Unsere Vorfahren brauchten ihre Körper, um ihre Existenz zu sichern. Dies galt für den Jäger in der Steinzeit wie es für den Industriearbeiter gilt. Unsere Vorfahren waren im Alltag körperlich fit, sie konnten aber nicht turnen, Volleyball spielen oder Skilaufen.

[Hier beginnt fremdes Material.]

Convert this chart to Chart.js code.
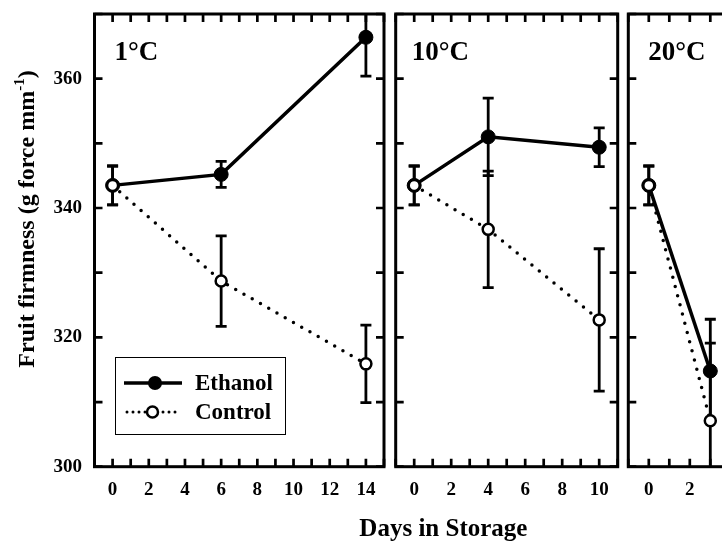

Sport, ein Luxusprodukt der Wohlstandsgesellschaft, spielte damals in Europa und heute in den so genannten \"Dritte Welt Ländern\" keine wesentliche Rolle. In den hoch entwickelten Ländern gilt Sport als ein wichtiges Spiegelbild der Leistungsgesellschaft. Es werden erhebliche Mittel aufgewendet, um diese Leistungsfähigkeit im Sport zu demonstrieren. Dieser Erfolg wird jedoch durch das gesellschaftliche Phänomen der \"Haltungs-, Fitness- und Sportschwächen\" von Kindern, Jugendlichen und Erwachsenen gefährdet.
Für den Motoriker oder Bewegungsfachmann spielt es keine Rolle, ob er die motorische Leistungsfähigkeit unter dem Blickwinkel der sportlichen Leistung oder der körperlichen Anforderungen in der Freizeit, der Arbeit oder des Alltags analysiert.
Vom Schulsport wird erwartet, dass er die gesamtgesellschaftliche Situation verbessert, die Verkümmerung wichtiger Fähigkeiten, die Unsportlichkeit und das körperliche Unwohlsein stoppt. Der Schulsport allein kann dies nicht leisten. Er kann versuchen, jungen Menschen Hinweise mit auf ihren Lebensweg zu geben, jedoch ist danach jeder Mensch für sich selbst und seinen Gesundheitszustand verantwortlich. Im Kindheitsalter sollten Eltern und Familie ihren Teil dazu beitragen.
Wenn jeder Schüler die Idee des Schulsports beherzigte, könnte der Unterricht einen wesentlichen Beitrag zur Veränderung der gesamtgesellschaftlichen Lage von Kindern und Jugendlichen leisten.
Leider wird dem Schulsport die gleiche Zeit wie jedem anderen Schulfach zugeteilt. Das Fach Sport hat, wie oben erwähnt, ein ziemlich breites Spektrum, muss sowohl die praktische als auch die theoretische Seite in dieser wie mir scheint kurzen Unterrichtszeit gerecht werden. Zu schaffen ist dies kaum.
Es ist zu hoffen, dass der Schulsport durch die laufenden, zahlreichen und viel versprechenden Aktivitäten und Kooperationsansätze zwischen Gesundheitsämtern, Schulen und den Kultusministerien (z.B. Schulsportoffensive Baden-Württemberg 2000) in Zukunft einen höheren Stellenwert erreicht. Gemeinsames Ziel ist es, allen Kindern trotz des ver- änderten Freizeitverhaltens eine ausreichende Bewegungsförderung durch die Schule zu ermöglichen. Die Förderung des Schulsports würde dadurch eine bedeutende Maßnahme zur Gesundheitsprävention. Vielleicht sollte sich die westliche Welt dem asiatischen Vorbild annähern, das zur Gesund- und Leistungserhaltung der Gesellschaft kollektive Gymnastikübungen im allgemeinen Tagesablauf eingebaut hat.